Look in-house for administrator
Here we go again. Sanibel is losing its long-time city manager. She has been a bright spot in managing the island, but now wishes to retire.
The council has decided to solicit suggestions for a search firm from its members, engage that firm in a national search (of course), then receive results and make a choice. Straightforward, huh? Didn’t work so well recently for Fort Myers.
Why a national search firm? What does a city administrator in Pocatello, Idaho know about red tide? What does a vice mayor in Burlington, Vermont, who wishes a warmer clime, know about island life and challenges? Do I hear hurricanes?
It has been my business experience in past years that the second-in-command is nearly always capable to fill the boss’s shoes if he or she is temporarily incapacitated or on vacation. Why spend taxpayer money on new salary, travel, moving expenses and temporary housing as well as the enormous fee for the search firm when the answer could be right in the office?
Raymond Brooks, Fort Myers
Liz Cheney’s efforts misplaced
The Naples Daily News published an article by Donna Brazile. Her article outlines her position with regard to the ouster of Liz Cheney from the Republican House leadership team. However, it is interesting that she says in part, “I’ve never believed that the job of members of the Congress in the opposition party was to do everything possible to obstruct and sabotage the president.” Really? Where was she over the past four years when Trump was president?
Liz Cheney was voted out of her House leadership position because she felt it was necessary to focus on Trump and the “Big Lie.” Even after she survived an earlier vote to remove her from the leadership team, she continued her diatribe on Trump and the Big Lie. The role of a House Republican in a leadership position is to develop election strategy and counteract the opposition when necessary. She chose not to do that, but continues to put Trump at the forefront.

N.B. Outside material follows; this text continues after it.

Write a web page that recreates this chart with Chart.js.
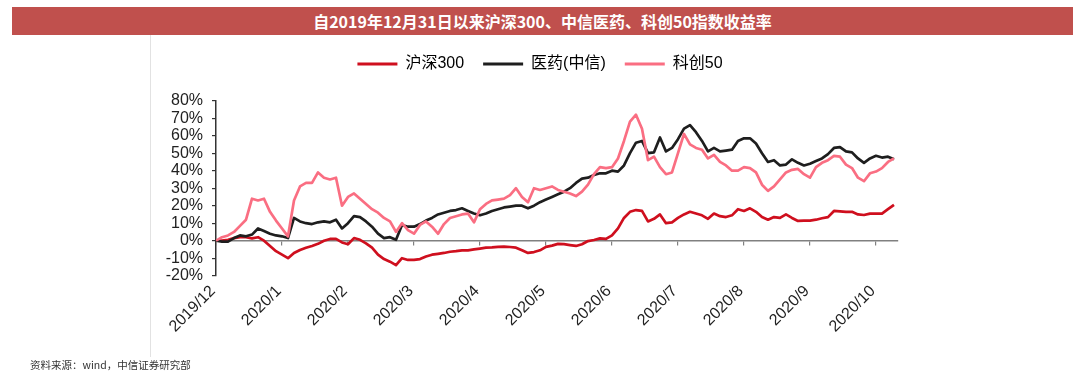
<!DOCTYPE html>
<html><head><meta charset="utf-8">
<script src="https://cdn.jsdelivr.net/npm/chart.js@4"></script>
<style>
html,body{margin:0;padding:0;background:#fff;}
#wrap{position:relative;width:1080px;height:380px;overflow:hidden;background:#fff;}
#bar{position:absolute;left:12px;top:7px;width:1061px;height:28px;background:#C0504D;color:#fff;font:bold 16px "Noto Sans CJK SC",sans-serif;line-height:28px;text-align:center;}
#vline{position:absolute;left:150px;top:35px;width:1px;height:322px;background:#e2e2e2;}
#src{position:absolute;left:30px;top:357px;font:10.5px "Noto Sans CJK SC",sans-serif;color:#333;line-height:16px;}
canvas{position:absolute;left:0;top:0;}
</style></head>
<body><div id="wrap">
<div id="bar">自2019年12月31日以来沪深300、中信医药、科创50指数收益率</div>
<div id="vline"></div>
<canvas id="c" width="1080" height="380"></canvas>
<div id="src">资料来源：wind，中信证券研究部</div>
</div>
<script>
const monthLabels = ['2019/12','2020/1','2020/2','2020/3','2020/4','2020/5','2020/6','2020/7','2020/8','2020/9','2020/10'];
const monthTickIndex = [0,11,22,33,44,55,66,77,88,99,110];
const seriesNames = ['沪深300','医药(中信)','科创50'];

const hs300 = [
 0,0,0.5,1.5,2,2,1.3,2,0,-3,
 -6,-8,-10,-7,-5.3,-4,-3,-1.8,0,1,
 1,-1,-2,1.5,0.5,-1.5,-4,-8,-10.5,-12,
 -14,-10,-11,-11,-10.5,-9,-8,-7.5,-7,-6.3,
 -6,-5.5,-5.5,-5,-4.5,-4,-3.8,-3.5,-3.4,-3.6,
 -4,-5.5,-7,-6.5,-5.5,-3.5,-2.8,-1.8,-2,-2.5,
 -3,-2,-0.2,0.4,1.3,1,3,7,13,16.5,
 17.5,17,11,12.5,15,10,10.5,13,15,16.5,
 15.5,14.5,12.5,15.5,14,13.5,14.5,18,17,18.5,
 16.5,13.5,12,13.5,13,15,13,11.3,11.5,11.5,
 12,12.8,13.5,17,16.8,16.5,16.5,15,14.7,15.5,
 15.5,15.5,18,20.5
];
const pharma = [
 0,-0.5,-0.5,1.5,3,2.5,3.5,7,5.5,4,
 3,2.5,1.5,13,11,10,9.5,10.5,11,10.5,
 12,7,10,14,13.5,11,8,4,1.5,2,
 0.5,9,8,8,9.5,11.5,13,15,16,17,
 17.5,18.5,17,15.5,14.5,15.5,17,18,19,19.5,
 20,20,18.5,20,22,23.5,25,26.5,28,30,
 33,35.5,36,37.5,38.5,38.5,40,39.5,43,50,
 56,57,50,50.5,59,51,53,58,64,66,
 62,57,51,53,51,51.5,52,57,58.5,58.5,
 55.5,50,45,46,43,43.5,46.5,44.5,43,44,
 45.5,47,49.5,53,53.5,51,50.5,47,44.5,47,
 48.5,47.5,48,46.5
];
const star50 = [
 0,2,3,5,8.5,12,24,23,24,16.5,
 11.5,7,2.5,23,31,33,33,39,36,35,
 36,20,25,27,24,21,18,16,13,11,
 5,10,6,4,9,11,8,4,9.5,13,
 14,15,15.5,10.5,18,21,23,23.5,24,26,
 30,25,22,30,29,30,31,29,28,27,
 25.5,28,32,38,42,41.5,42,47,57,68,
 72,64,46,48,42,38,39,50,61,55,
 53,52,47,49,45,43,40,40,42,41.5,
 39,32,28.5,31,35,39,40.5,41,38,36,
 42,44.5,46,48.5,48,43.5,41.5,36,34,38.5,
 39.5,41.5,45,47
];

const AREA = {left:216, right:898, top:100.7, bottom:275.7};
const xMax = 113.67;
const FONT = 'Liberation Sans, Arial, "Noto Sans CJK SC", sans-serif';
let legendExtra = 20;

const toPts = arr => arr.map((v,i)=>({x:i,y:v}));
const setMonthTicks = s => { s.ticks = monthTickIndex.map(v=>({value:v})); };

const legendSpacer = {
  id:'legendSpacer',
  beforeInit(chart){
    const lg = chart.legend;
    const orig = lg.fit;
    lg.fit = function(){ orig.call(this); this.height += legendExtra; };
  }
};

const colors = ['#CF0F1E','#1E1E1E','#FA6E82'];
const values = [hs300, pharma, star50];
const orders = [3,2,1];

const cfg = {
  type:'line',
  data:{
    datasets: seriesNames.map((name,k)=>({
      label:name,
      data:toPts(values[k]),
      borderColor:colors[k],
      backgroundColor:colors[k],
      borderWidth:2.7,
      pointRadius:0,
      tension:0,
      fill:false,
      borderJoinStyle:'round',
      order:orders[k],
      xAxisID:'x', yAxisID:'y'
    }))
  },
  options:{
    responsive:false,
    animation:false,
    layout:{padding:{top:37,left:0,right:0,bottom:0}},
    plugins:{
      tooltip:{enabled:false},
      legend:{
        display:true, position:'top', align:'center',
        labels:{
          boxWidth:40, boxHeight:3, padding:19, color:'#222',
          font:{size:16, family:FONT},
          generateLabels: chart => chart.data.datasets.map((d,i)=>({
            text:d.label, fillStyle:d.borderColor, strokeStyle:d.borderColor,
            lineWidth:0, hidden:false, datasetIndex:i
          }))
        }
      }
    },
    scales:{
      x:{
        type:'linear', position:{y:0}, min:0, max:xMax,
        afterBuildTicks:setMonthTicks,
        ticks:{display:false},
        grid:{drawOnChartArea:false, drawTicks:true, tickLength:4, color:'#808080', lineWidth:1.2},
        border:{color:'#808080', width:1.5}
      },
      x2:{
        type:'linear', position:'bottom', min:0, max:xMax,
        afterBuildTicks:setMonthTicks,
        ticks:{
          autoSkip:false, maxRotation:45, minRotation:45,
          font:{size:16, family:FONT}, color:'#222', padding:6, labelOffset:-3,
          callback: v => { const k = monthTickIndex.indexOf(v); return k>=0 ? monthLabels[k] : ''; }
        },
        grid:{display:false, drawTicks:false},
        border:{display:false},
        afterFit: s => { s.height = 380 - AREA.bottom; }
      },
      y:{
        position:'left', min:-20, max:80,
        ticks:{stepSize:10, autoSkip:false, font:{size:16, family:FONT}, color:'#222', padding:9, callback: v => v + '%'},
        grid:{drawOnChartArea:false, drawTicks:true, tickLength:4, color:'#333', lineWidth:1.2},
        border:{color:'#333', width:1.5},
        afterFit: s => { s.width = AREA.left; }
      },
      yR:{
        position:'right', display:true,
        ticks:{display:false}, grid:{display:false, drawTicks:false}, border:{display:false},
        afterFit: s => { s.width = 1080 - AREA.right; }
      }
    }
  },
  plugins:[legendSpacer]
};

const chart = new Chart(document.getElementById('c').getContext('2d'), cfg);
for (let k=0;k<3;k++){
  const d = AREA.top - chart.chartArea.top;
  if (Math.abs(d) > 0.1){ legendExtra += d; chart.update('none'); }
}
</script>
</body></html>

Trump is out, and the 2020 election has been decided, but Trump will play a role in the party. After all, 74,000,000 people voted for him. Cheney should not alienate those people.
Nick Blauwiekel, Naples
GOP lawmakers’ charade
Republican lawmakers fear the power of people, so they push for school privatization. They want to completely dismantle funding for public schools but know this would not sit well with most citizens. That’s why they engage in incremental changes — they hope we won’t notice.
A long-time GOP objective is to minimize all government spending, and public education is one of the largest line items in state budgets. Eliminating public education spending would reduce the tax burden on wealthy citizens.
But citizens love public schools, so the GOP creates a false narrative about “failing schools.” Most people don’t share their vision for limited government when they realize what a critical role government plays in their lives. Taking down public schools minimizes the impact of powerful teachers’ unions and local school boards. This represents yet another sinister GOP method to reduce the power of people.
The mainstream GOP proves, once again, that their grumbling about big government a smoke-and-mirrors charade all about political posturing.
Karen Fisk, Rotonda West
Volunteers should be commended
In response to “a different perspective” who was apparently responding to another letter having to do with volunteers, I think YOU are missing the big picture. Do you know what would be really easy for said white middle- and upper-income middle-class volunteers? Staying home and NOT volunteering. ANY volunteer regardless of class, income, race or age should be commended for freely giving their time to help people less fortunate as them. Perhaps you should try it.
Eileen Santoro, Naples
Create first-class public golf course
I thought the commissioners were so forward-thinking when they rescued the golf course on Collier Boulevard. Now that it belongs to the county, they could use the blueprint done by the Robert Trent Jones golf trail in Tennessee to make this a truly community endeavor. The Robert Trent Jones golf courses were created using the retirement funds from the public servants and they developed a marvelous plan for running them, providing jobs and training for members of the communities. And it has been a financial success.
For Collier County, there are such possibilities to utilize our own resources to make this a successful operation. We could use FGCU, Lorenzo Walker or St. Matthew’s to provide interns in many of their programs such as turf management, horticulture and golf course management.
We could use those in culinary training from St. Matthew’s House for food services. We could train interns in merchandizing in the golf shop or in accounting. And there are always golf professionals looking for first opportunities. And, don’t forget, our First Tee program.
It could be a win-win for all of us giving Collier County th a first-class public golf course for everyone to enjoy.